EXERCISE INSTRUCTIONS -> From the records below, please print only the lines from the one containing "Generate a Python" through the one containing "ax.set_axisbelow(True)", both included. Skip the pictures.

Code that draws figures
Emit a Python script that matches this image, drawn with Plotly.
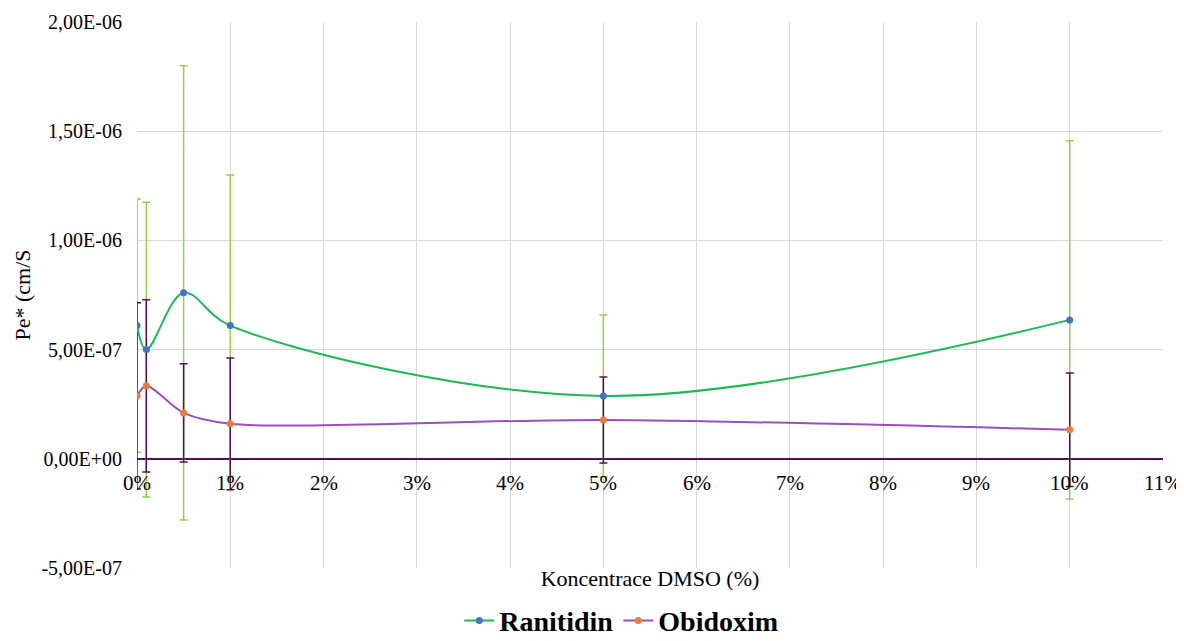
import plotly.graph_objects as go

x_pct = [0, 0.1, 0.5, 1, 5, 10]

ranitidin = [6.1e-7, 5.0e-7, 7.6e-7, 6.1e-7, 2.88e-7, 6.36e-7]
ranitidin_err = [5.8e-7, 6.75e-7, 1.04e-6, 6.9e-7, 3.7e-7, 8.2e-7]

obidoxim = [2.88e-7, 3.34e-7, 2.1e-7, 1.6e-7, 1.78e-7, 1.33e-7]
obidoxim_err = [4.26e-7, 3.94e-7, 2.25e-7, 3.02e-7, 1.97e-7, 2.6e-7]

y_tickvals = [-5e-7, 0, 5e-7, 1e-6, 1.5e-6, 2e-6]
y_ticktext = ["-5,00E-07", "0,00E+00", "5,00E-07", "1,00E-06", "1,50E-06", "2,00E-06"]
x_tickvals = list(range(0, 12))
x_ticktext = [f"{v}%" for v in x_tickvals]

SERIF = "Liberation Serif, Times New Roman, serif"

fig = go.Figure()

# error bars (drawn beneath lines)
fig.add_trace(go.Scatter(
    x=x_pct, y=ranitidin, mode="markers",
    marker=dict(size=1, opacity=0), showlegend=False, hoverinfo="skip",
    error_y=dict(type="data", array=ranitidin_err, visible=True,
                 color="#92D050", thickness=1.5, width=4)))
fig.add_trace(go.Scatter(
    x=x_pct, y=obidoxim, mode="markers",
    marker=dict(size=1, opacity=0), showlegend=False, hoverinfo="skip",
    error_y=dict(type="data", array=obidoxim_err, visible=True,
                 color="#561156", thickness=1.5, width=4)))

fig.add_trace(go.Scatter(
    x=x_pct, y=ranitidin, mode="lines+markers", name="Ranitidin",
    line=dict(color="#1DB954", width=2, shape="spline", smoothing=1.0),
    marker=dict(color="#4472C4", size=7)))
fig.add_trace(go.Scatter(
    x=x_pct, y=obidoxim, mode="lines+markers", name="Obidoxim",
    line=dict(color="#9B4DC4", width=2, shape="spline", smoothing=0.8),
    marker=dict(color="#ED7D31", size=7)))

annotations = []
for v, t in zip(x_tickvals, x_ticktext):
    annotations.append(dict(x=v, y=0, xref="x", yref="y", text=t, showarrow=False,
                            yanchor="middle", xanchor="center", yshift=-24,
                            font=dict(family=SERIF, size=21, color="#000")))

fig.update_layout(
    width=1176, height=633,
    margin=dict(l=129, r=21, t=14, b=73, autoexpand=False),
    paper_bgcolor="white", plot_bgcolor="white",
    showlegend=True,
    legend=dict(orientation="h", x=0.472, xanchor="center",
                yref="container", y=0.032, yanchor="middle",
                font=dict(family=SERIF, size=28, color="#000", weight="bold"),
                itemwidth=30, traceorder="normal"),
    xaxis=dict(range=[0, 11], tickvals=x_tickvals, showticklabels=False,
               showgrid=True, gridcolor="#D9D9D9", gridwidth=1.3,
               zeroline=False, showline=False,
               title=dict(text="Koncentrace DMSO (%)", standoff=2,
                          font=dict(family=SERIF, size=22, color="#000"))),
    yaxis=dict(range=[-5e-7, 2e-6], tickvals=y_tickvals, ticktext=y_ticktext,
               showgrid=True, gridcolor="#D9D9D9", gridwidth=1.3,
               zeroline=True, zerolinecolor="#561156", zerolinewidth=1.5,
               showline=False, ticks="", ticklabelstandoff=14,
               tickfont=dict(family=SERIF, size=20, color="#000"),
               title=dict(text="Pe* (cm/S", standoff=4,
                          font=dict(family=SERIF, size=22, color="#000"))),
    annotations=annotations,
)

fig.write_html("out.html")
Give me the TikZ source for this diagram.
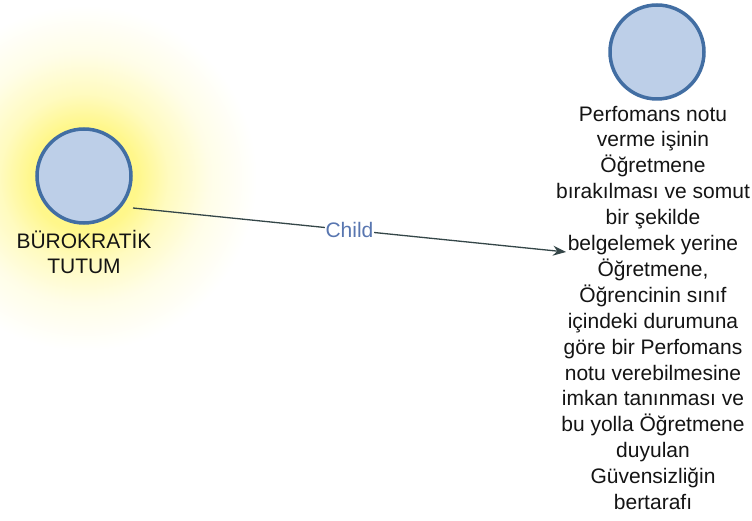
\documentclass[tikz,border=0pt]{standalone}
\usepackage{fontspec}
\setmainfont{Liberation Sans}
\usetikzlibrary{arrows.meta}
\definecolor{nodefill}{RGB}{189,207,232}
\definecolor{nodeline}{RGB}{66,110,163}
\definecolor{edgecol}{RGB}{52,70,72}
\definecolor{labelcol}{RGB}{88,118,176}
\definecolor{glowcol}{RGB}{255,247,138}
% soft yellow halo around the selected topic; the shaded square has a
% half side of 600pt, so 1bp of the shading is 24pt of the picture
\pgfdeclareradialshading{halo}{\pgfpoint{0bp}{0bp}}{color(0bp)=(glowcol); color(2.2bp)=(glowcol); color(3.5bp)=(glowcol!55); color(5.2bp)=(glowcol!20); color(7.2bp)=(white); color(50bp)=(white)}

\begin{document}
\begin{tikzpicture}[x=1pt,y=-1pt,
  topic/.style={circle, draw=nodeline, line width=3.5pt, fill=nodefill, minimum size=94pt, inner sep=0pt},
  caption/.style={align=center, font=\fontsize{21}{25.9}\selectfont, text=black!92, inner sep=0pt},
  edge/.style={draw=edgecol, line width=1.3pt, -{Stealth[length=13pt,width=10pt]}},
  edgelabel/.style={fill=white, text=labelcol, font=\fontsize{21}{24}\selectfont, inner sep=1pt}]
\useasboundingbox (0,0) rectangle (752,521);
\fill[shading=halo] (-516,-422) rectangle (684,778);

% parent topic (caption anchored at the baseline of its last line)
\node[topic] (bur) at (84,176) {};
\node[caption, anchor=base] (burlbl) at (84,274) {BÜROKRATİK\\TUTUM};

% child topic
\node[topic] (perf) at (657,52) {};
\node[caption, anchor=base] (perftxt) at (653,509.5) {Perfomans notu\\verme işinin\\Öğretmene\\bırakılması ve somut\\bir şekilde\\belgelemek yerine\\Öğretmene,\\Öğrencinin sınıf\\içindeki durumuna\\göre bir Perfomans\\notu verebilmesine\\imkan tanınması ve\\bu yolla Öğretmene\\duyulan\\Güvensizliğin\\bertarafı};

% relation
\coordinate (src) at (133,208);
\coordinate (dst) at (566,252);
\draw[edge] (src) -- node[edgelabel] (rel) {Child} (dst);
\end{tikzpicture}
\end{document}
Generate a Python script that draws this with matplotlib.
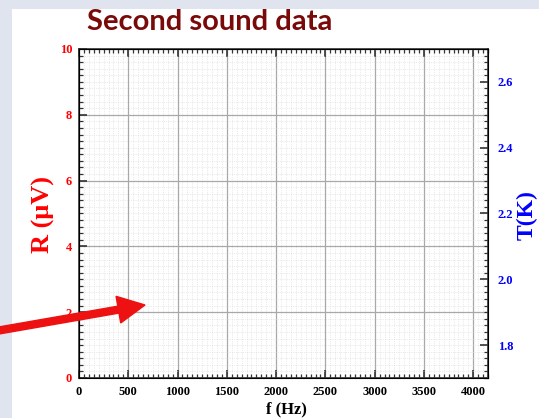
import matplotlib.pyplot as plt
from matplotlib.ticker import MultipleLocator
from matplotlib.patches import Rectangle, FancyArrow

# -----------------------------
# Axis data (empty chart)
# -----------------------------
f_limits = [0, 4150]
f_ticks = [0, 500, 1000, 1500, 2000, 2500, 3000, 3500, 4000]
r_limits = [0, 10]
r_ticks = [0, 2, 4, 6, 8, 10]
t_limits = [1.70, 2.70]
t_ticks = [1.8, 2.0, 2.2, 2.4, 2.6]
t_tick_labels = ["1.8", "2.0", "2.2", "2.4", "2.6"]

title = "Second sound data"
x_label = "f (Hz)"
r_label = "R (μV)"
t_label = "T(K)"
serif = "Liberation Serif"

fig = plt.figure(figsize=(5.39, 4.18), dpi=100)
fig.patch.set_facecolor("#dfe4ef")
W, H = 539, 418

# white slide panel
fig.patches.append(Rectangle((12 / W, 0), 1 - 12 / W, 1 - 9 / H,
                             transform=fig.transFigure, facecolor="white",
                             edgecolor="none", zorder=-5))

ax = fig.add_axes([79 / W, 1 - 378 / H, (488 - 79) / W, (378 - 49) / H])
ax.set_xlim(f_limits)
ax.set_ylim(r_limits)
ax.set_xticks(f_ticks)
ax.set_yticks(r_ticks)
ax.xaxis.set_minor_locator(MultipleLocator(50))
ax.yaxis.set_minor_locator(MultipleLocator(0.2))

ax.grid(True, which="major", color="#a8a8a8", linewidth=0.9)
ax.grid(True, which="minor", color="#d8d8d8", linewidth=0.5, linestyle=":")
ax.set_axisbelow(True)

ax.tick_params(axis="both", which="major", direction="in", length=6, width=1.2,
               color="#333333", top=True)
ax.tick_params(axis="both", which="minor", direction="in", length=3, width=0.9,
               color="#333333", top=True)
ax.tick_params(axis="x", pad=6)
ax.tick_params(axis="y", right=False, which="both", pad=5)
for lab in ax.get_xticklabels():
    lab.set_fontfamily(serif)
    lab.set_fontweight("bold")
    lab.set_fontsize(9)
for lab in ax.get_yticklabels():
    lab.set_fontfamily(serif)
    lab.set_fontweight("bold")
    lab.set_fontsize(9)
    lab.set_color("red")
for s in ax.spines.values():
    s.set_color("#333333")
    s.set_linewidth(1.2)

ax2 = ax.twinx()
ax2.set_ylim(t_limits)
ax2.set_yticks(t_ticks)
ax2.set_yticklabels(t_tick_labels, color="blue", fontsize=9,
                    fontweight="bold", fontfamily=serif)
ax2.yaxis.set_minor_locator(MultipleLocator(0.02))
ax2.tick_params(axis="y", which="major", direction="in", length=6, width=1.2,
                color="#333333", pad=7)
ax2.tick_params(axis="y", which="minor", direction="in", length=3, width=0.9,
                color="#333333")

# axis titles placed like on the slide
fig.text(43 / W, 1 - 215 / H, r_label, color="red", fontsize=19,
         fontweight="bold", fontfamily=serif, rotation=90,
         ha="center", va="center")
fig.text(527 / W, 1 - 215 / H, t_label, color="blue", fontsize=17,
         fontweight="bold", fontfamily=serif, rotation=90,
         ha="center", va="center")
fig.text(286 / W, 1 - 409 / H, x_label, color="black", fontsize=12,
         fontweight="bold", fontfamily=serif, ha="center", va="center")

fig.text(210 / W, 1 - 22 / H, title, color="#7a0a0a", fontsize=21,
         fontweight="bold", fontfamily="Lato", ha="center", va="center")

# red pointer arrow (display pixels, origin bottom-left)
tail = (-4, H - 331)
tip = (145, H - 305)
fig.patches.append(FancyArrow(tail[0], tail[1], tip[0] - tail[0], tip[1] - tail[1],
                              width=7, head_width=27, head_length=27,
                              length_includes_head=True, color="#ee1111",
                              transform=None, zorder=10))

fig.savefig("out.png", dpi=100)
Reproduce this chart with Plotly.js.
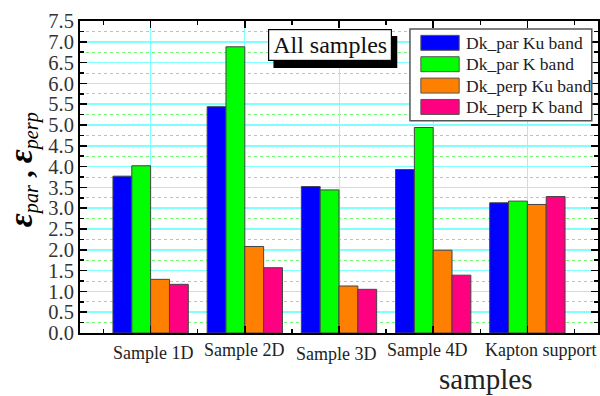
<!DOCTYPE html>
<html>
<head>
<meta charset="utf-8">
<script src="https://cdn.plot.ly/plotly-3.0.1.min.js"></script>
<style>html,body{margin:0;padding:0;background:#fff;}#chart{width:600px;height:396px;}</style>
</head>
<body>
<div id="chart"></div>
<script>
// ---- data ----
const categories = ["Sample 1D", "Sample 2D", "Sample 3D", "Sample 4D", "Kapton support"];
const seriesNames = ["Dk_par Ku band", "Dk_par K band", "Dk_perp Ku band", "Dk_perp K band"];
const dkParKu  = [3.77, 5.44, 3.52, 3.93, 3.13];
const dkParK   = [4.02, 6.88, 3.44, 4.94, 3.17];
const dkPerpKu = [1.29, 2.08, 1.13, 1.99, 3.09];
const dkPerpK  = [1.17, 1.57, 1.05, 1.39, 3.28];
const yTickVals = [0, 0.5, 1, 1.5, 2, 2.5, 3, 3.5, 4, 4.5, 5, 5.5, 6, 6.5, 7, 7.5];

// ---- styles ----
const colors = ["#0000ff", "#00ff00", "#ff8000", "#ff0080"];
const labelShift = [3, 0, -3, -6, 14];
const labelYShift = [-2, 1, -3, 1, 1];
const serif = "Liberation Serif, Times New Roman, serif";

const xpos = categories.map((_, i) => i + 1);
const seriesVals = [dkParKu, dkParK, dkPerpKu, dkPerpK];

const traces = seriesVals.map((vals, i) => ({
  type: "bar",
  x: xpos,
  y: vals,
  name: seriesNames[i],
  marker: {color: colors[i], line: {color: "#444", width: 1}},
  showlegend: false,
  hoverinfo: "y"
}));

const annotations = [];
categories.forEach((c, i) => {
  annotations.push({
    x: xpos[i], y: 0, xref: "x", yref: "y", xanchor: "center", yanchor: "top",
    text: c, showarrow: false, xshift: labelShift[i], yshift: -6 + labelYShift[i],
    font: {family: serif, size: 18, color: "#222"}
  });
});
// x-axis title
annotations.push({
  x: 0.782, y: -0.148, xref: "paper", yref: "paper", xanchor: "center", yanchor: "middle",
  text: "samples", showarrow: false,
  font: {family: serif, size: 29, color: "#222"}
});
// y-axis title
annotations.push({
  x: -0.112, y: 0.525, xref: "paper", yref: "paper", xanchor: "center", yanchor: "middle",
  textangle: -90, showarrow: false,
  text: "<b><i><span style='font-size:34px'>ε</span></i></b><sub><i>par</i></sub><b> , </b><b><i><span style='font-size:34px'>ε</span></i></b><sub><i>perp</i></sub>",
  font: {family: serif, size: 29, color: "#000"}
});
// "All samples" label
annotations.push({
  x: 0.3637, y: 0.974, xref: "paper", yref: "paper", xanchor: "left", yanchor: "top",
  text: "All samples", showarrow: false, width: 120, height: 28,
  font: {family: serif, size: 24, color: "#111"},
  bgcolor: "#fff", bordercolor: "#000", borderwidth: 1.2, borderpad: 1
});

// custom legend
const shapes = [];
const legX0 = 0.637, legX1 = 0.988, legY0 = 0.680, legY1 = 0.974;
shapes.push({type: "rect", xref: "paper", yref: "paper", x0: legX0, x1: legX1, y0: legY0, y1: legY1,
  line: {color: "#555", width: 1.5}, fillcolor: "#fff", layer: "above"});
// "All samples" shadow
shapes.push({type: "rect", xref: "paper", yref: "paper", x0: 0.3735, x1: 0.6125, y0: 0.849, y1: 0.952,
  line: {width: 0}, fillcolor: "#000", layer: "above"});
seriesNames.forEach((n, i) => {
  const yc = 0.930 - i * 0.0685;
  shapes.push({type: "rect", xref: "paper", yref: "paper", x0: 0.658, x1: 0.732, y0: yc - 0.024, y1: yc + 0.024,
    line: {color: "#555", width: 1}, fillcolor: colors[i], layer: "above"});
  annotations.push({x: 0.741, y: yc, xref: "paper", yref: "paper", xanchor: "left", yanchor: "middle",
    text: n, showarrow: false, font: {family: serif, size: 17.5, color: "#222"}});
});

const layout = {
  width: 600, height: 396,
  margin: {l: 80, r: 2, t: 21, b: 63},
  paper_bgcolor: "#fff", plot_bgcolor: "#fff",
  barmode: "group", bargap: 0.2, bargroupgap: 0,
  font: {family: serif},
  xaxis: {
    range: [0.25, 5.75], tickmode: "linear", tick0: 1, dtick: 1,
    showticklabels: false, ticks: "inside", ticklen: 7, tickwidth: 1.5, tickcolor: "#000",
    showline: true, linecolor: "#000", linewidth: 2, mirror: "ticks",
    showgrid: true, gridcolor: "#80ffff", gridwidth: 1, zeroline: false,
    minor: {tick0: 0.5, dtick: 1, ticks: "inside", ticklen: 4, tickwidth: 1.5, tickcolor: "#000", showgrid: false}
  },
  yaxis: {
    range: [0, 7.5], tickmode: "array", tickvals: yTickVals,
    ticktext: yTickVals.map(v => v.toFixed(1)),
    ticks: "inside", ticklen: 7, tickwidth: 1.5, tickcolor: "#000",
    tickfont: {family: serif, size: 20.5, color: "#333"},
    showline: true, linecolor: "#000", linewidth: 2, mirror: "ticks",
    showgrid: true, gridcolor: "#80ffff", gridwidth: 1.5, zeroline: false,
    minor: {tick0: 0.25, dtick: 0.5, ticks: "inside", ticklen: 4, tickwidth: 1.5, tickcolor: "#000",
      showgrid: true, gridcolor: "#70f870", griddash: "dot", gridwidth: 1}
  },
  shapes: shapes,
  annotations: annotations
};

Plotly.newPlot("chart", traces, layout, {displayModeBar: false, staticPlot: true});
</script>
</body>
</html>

RESPONSE TO THIS EXERCISE ->
Generate a Python script that draws this with matplotlib.
import matplotlib.pyplot as plt
from matplotlib.ticker import MultipleLocator
from matplotlib.patches import Rectangle, FancyArrow

# -----------------------------
# Axis data (empty chart)
# -----------------------------
f_limits = [0, 4150]
f_ticks = [0, 500, 1000, 1500, 2000, 2500, 3000, 3500, 4000]
r_limits = [0, 10]
r_ticks = [0, 2, 4, 6, 8, 10]
t_limits = [1.70, 2.70]
t_ticks = [1.8, 2.0, 2.2, 2.4, 2.6]
t_tick_labels = ["1.8", "2.0", "2.2", "2.4", "2.6"]

title = "Second sound data"
x_label = "f (Hz)"
r_label = "R (μV)"
t_label = "T(K)"
serif = "Liberation Serif"

fig = plt.figure(figsize=(5.39, 4.18), dpi=100)
fig.patch.set_facecolor("#dfe4ef")
W, H = 539, 418

# white slide panel
fig.patches.append(Rectangle((12 / W, 0), 1 - 12 / W, 1 - 9 / H,
                             transform=fig.transFigure, facecolor="white",
                             edgecolor="none", zorder=-5))

ax = fig.add_axes([79 / W, 1 - 378 / H, (488 - 79) / W, (378 - 49) / H])
ax.set_xlim(f_limits)
ax.set_ylim(r_limits)
ax.set_xticks(f_ticks)
ax.set_yticks(r_ticks)
ax.xaxis.set_minor_locator(MultipleLocator(50))
ax.yaxis.set_minor_locator(MultipleLocator(0.2))

ax.grid(True, which="major", color="#a8a8a8", linewidth=0.9)
ax.grid(True, which="minor", color="#d8d8d8", linewidth=0.5, linestyle=":")
ax.set_axisbelow(True)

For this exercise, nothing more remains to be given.